> **Directions**
With the images removed, repeat the data below exactly.

++++++

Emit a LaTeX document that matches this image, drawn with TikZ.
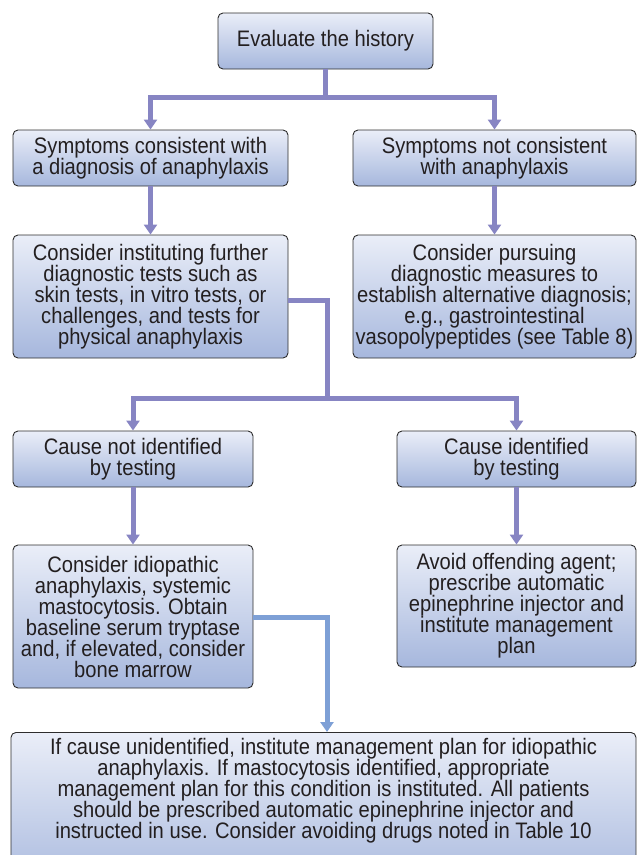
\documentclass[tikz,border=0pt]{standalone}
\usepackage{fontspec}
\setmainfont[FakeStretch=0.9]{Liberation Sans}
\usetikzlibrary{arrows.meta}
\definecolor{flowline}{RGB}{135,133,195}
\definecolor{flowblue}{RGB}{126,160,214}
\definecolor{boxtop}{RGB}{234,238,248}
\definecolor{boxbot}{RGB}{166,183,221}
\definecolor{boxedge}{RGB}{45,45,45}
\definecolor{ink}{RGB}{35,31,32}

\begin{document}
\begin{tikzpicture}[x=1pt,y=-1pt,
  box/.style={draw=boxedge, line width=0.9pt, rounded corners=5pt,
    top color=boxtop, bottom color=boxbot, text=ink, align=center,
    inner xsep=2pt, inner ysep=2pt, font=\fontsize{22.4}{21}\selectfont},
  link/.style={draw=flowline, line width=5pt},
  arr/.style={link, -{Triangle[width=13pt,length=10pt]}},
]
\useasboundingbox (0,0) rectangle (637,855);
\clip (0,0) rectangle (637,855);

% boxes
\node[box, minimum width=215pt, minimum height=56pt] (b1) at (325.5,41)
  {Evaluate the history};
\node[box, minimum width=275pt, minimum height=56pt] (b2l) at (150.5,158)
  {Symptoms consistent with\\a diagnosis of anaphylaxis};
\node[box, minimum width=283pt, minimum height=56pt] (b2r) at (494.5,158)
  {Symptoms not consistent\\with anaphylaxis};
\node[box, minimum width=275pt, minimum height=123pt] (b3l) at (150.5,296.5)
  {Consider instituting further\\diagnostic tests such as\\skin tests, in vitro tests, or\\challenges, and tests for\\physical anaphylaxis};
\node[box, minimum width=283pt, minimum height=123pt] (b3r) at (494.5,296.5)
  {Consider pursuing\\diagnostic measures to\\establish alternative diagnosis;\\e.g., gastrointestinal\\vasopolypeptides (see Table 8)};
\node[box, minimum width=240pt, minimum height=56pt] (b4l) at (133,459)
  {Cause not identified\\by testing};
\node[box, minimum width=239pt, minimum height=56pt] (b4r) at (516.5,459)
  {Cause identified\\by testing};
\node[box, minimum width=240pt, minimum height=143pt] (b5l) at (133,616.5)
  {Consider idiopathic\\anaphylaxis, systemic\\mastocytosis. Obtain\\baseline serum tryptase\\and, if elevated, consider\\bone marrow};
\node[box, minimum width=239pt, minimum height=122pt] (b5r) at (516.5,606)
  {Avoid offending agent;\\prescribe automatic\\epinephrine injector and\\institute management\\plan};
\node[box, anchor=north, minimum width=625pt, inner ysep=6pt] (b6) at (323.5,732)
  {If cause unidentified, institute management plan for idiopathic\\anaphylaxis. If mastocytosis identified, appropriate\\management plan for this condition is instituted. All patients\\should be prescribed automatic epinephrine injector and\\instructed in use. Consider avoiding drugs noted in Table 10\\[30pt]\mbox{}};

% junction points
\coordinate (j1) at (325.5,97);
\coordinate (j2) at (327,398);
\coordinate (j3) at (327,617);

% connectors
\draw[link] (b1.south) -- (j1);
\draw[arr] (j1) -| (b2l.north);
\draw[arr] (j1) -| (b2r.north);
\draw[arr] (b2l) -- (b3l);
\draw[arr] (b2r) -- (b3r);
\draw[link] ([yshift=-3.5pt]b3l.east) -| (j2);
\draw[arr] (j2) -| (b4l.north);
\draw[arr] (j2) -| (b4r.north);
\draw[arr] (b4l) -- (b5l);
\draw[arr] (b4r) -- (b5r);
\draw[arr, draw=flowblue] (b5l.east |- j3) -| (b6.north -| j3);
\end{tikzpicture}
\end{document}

++++++

> **Task response**
Emit a LaTeX document that matches this image, drawn with TikZ.
\documentclass[tikz,border=0pt]{standalone}
\usepackage{fontspec}
\setmainfont[FakeStretch=0.9]{Liberation Sans}
\usetikzlibrary{arrows.meta}
\definecolor{flowline}{RGB}{135,133,195}
\definecolor{flowblue}{RGB}{126,160,214}
\definecolor{boxtop}{RGB}{234,238,248}
\definecolor{boxbot}{RGB}{166,183,221}
\definecolor{boxedge}{RGB}{45,45,45}
\definecolor{ink}{RGB}{35,31,32}

\begin{document}
\begin{tikzpicture}[x=1pt,y=-1pt,
  box/.style={draw=boxedge, line width=0.9pt, rounded corners=5pt,
    top color=boxtop, bottom color=boxbot, text=ink, align=center,
    inner xsep=2pt, inner ysep=2pt, font=\fontsize{22.4}{21}\selectfont},
  link/.style={draw=flowline, line width=5pt},
  arr/.style={link, -{Triangle[width=13pt,length=10pt]}},
]
\useasboundingbox (0,0) rectangle (637,855);
\clip (0,0) rectangle (637,855);

% boxes
\node[box, minimum width=215pt, minimum height=56pt] (b1) at (325.5,41)
  {Evaluate the history};
\node[box, minimum width=275pt, minimum height=56pt] (b2l) at (150.5,158)
  {Symptoms consistent with\\a diagnosis of anaphylaxis};
\node[box, minimum width=283pt, minimum height=56pt] (b2r) at (494.5,158)
  {Symptoms not consistent\\with anaphylaxis};
\node[box, minimum width=275pt, minimum height=123pt] (b3l) at (150.5,296.5)
  {Consider instituting further\\diagnostic tests such as\\skin tests, in vitro tests, or\\challenges, and tests for\\physical anaphylaxis};
\node[box, minimum width=283pt, minimum height=123pt] (b3r) at (494.5,296.5)
  {Consider pursuing\\diagnostic measures to\\establish alternative diagnosis;\\e.g., gastrointestinal\\vasopolypeptides (see Table 8)};
\node[box, minimum width=240pt, minimum height=56pt] (b4l) at (133,459)
  {Cause not identified\\by testing};
\node[box, minimum width=239pt, minimum height=56pt] (b4r) at (516.5,459)
  {Cause identified\\by testing};
\node[box, minimum width=240pt, minimum height=143pt] (b5l) at (133,616.5)
  {Consider idiopathic\\anaphylaxis, systemic\\mastocytosis. Obtain\\baseline serum tryptase\\and, if elevated, consider\\bone marrow};
\node[box, minimum width=239pt, minimum height=122pt] (b5r) at (516.5,606)
  {Avoid offending agent;\\prescribe automatic\\epinephrine injector and\\institute management\\plan};
\node[box, anchor=north, minimum width=625pt, inner ysep=6pt] (b6) at (323.5,732)
  {If cause unidentified, institute management plan for idiopathic\\anaphylaxis. If mastocytosis identified, appropriate\\management plan for this condition is instituted. All patients\\should be prescribed automatic epinephrine injector and\\instructed in use. Consider avoiding drugs noted in Table 10\\[30pt]\mbox{}};

% junction points
\coordinate (j1) at (325.5,97);
\coordinate (j2) at (327,398);
\coordinate (j3) at (327,617);

% connectors
\draw[link] (b1.south) -- (j1);
\draw[arr] (j1) -| (b2l.north);
\draw[arr] (j1) -| (b2r.north);
\draw[arr] (b2l) -- (b3l);
\draw[arr] (b2r) -- (b3r);
\draw[link] ([yshift=-3.5pt]b3l.east) -| (j2);
\draw[arr] (j2) -| (b4l.north);
\draw[arr] (j2) -| (b4r.north);
\draw[arr] (b4l) -- (b5l);
\draw[arr] (b4r) -- (b5r);
\draw[arr, draw=flowblue] (b5l.east |- j3) -| (b6.north -| j3);
\end{tikzpicture}
\end{document}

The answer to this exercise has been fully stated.